Ma mère avait l’habitude de me dire: Fils, ne deviens jamais une personne ordinaire, ni quelqu’un de spécial. Sois juste une bonne personne avec un bon cœur.
J’ai essayé, échoué, pleuré, désespéré, souri, avancé comme l’éclair, tenu sur des béquilles, parcouru des déserts, senti le vent glacial de la solitude, goûté à l’euphorie de la réussite, incarné le succès, symbolisé la chute, dépouillé de tout, comblé par tout.
J’ai été l’étoile dans le ciel, le vers de terre, l’univers, la poussière, le trop-plein, le néant, la force de la puissance, la faiblesse et la déchéance, le pédant, le snob, l’ignorant et le pendu suspendu, l’argot du nickelé et les mots châtiés, Zeus et Sisyphe, le mythe et le mystère, l’ermite et l’austère, tous les costumes et masques du monde.
La nudité et ses identités qui se montrent quand tout s’éteint. J’ai fait plusieurs fois le tour de la vie, pris les chemins inverses, interdits et défendus, porté par des vents contraires, pour essayer de comprendre pourquoi quelques fois tout ça n’a pas de sens.
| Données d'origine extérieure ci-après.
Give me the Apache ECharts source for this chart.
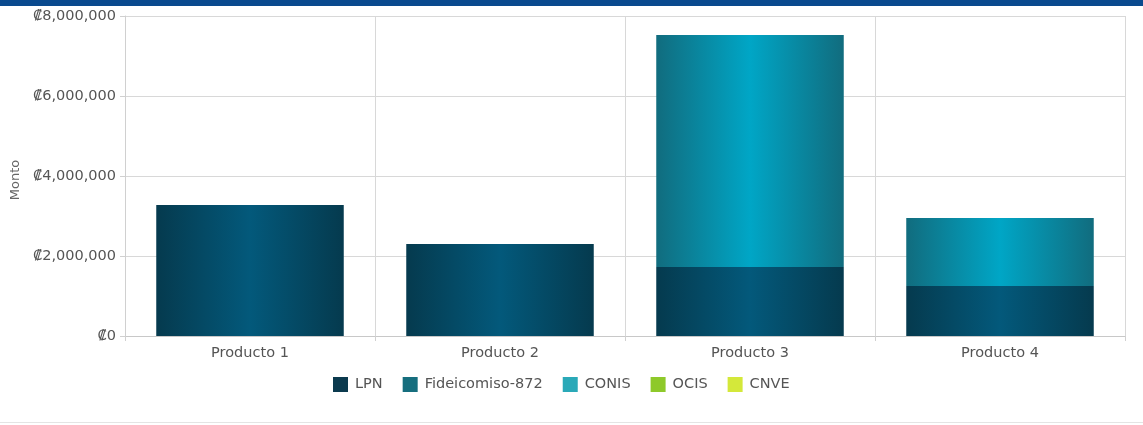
<!DOCTYPE html>
<html>
<head>
<meta charset="utf-8">
<script src="https://cdn.jsdelivr.net/npm/echarts@6/dist/echarts.min.js"></script>
<style>
    html, body { margin: 0; padding: 0; background: #fff; }
    #main { width: 1143px; height: 425px; }
</style>
</head>
<body>
<div id="main"></div>
<script>
    // datos del grafico
    var categorias = ['Producto 1', 'Producto 2', 'Producto 3', 'Producto 4'];
    var lpn = [3275000, 2300000, 1725000, 1250000];
    var fideicomiso = [0, 0, 5800000, 1700000];
    var conis = [0, 0, 0, 0];
    var ocis = [0, 0, 0, 0];
    var cnve = [0, 0, 0, 0];
    var yTicks = [0, 2000000, 4000000, 6000000, 8000000];

    function degradado(borde, centro) {
        return new echarts.graphic.LinearGradient(0, 0, 1, 0, [
            {offset: 0, color: borde},
            {offset: 0.5, color: centro},
            {offset: 1, color: borde}
        ]);
    }

    function formatoMonto(v) {
        return '\u20A1' + v.toString().replace(/\B(?=(\d{3})+(?!\d))/g, ',');
    }

    var fuente = 'DejaVu Sans';
    var myChart = echarts.init(document.getElementById('main'));
    var option = {
        animation: false,
        textStyle: {fontFamily: fuente},
        graphic: [
            {type: 'rect', shape: {x: 0, y: 0, width: 1143, height: 6}, style: {fill: '#0a4a8e'}},
            {type: 'rect', shape: {x: 0, y: 422, width: 1143, height: 1}, style: {fill: '#e4e4e4'}}
        ],
        grid: {left: 125, right: 18, top: 16, bottom: 89},
        legend: {
            top: 377,
            left: 333,
            padding: 0,
            itemWidth: 15,
            itemHeight: 15,
            itemGap: 20,
            icon: 'rect',
            textStyle: {color: '#555', fontSize: 14.5, fontFamily: fuente, padding: [0, 0, 0, 2]},
            data: [
                {name: 'LPN', itemStyle: {color: '#0b3a4e'}},
                {name: 'Fideicomiso-872', itemStyle: {color: '#166e7e'}},
                {name: 'CONIS', itemStyle: {color: '#2aa9b8'}},
                {name: 'OCIS', itemStyle: {color: '#8ec92a'}},
                {name: 'CNVE', itemStyle: {color: '#d4e83a'}}
            ]
        },
        xAxis: {
            type: 'category',
            data: categorias,
            axisLine: {lineStyle: {color: '#c8c8c8'}},
            axisTick: {show: true, length: 5, lineStyle: {color: '#d0d0d0'}},
            axisLabel: {color: '#555', fontSize: 14.5, margin: 10},
            splitLine: {show: true, lineStyle: {color: '#d8d8d8'}}
        },
        yAxis: {
            type: 'value',
            min: 0,
            max: yTicks[yTicks.length - 1],
            interval: yTicks[1] - yTicks[0],
            name: 'Monto',
            nameLocation: 'middle',
            nameGap: 102,
            nameTextStyle: {color: '#666', fontSize: 13, padding: [0, 0, 0, -8]},
            axisLine: {show: true, lineStyle: {color: '#d0d0d0'}},
            axisTick: {show: true, length: 5, lineStyle: {color: '#d0d0d0'}},
            axisLabel: {color: '#555', fontSize: 14.5, margin: 9, formatter: formatoMonto},
            splitLine: {lineStyle: {color: '#d8d8d8'}}
        },
        series: [
            {name: 'LPN', type: 'bar', stack: 'total', barWidth: '75%', data: lpn,
                itemStyle: {color: degradado('#053a4e', '#03597b')}},
            {name: 'Fideicomiso-872', type: 'bar', stack: 'total', data: fideicomiso,
                itemStyle: {color: degradado('#116c7e', '#00a6c6')}},
            {name: 'CONIS', type: 'bar', stack: 'total', data: conis, itemStyle: {color: '#2aa9b8'}},
            {name: 'OCIS', type: 'bar', stack: 'total', data: ocis, itemStyle: {color: '#8ec92a'}},
            {name: 'CNVE', type: 'bar', stack: 'total', data: cnve, itemStyle: {color: '#d4e83a'}}
        ]
    };
    myChart.setOption(option);
</script>
</body>
</html>
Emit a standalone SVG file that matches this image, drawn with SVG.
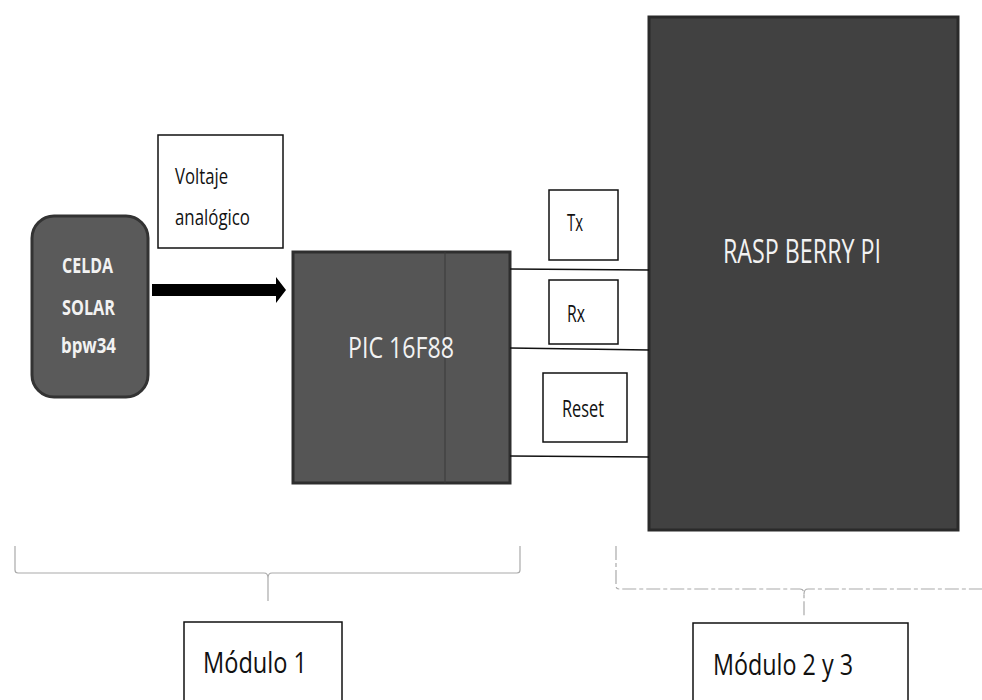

J’ai écouté les silencieuses sagesses de ceux qui savent, observé les vivants mourir pour vivre leur vie, et marché à l’ombre du soleil pour mieux voir la route. Fixé cette ligne horizontale qui sépare au loin le ciel et la terre, avancé vers elle et essayé de la dépasser. En fin de compte, me rendre compte que cette ligne est un visible invisible, proche et inaccessible, apparent et insaisissable. Cette ligne qui est l’horizon, j’en ai fait une fixation.
Je ne suis pas ordinaire. Ni exceptionnel. Je n’ai jamais été un saint et je refuse de l’être, c’est prodigieusement chiant. Je ne suis pas un diable, je le suis par intermittence. Cela dépend de l’autre qui partage ma couche.
Cela fait une éternité que je n’ai pas revu ma mère. Son souvenir s’efface, il perd de sa netteté et de sa chaleur, il devient flou, chimérique. C’est triste de me dire que j’en arriverai à ne plus me souvenir. Qu’il viendra ce jour où sur les visages il y aura un voile blanc. Comme l’autre l’a dit, ce jour-là ma tête deviendra une foule de visages oubliés.
Les vieux sentiments affectueux essaieront de recoller les morceaux du puzzle, de rassembler dans un tout ce qui est devenu éclaté, dilué, évanescent. Les vieux sentiments affectueux essaieront de faire que le cœur se souvienne de ce que l’esprit oublie, lentement. Imperceptiblement.
Ce jour-là, je serai devenu sans m’en apercevoir, l’horizon pour un inconnu, comme les autres l’ont été pour moi. Jamais ordinaires.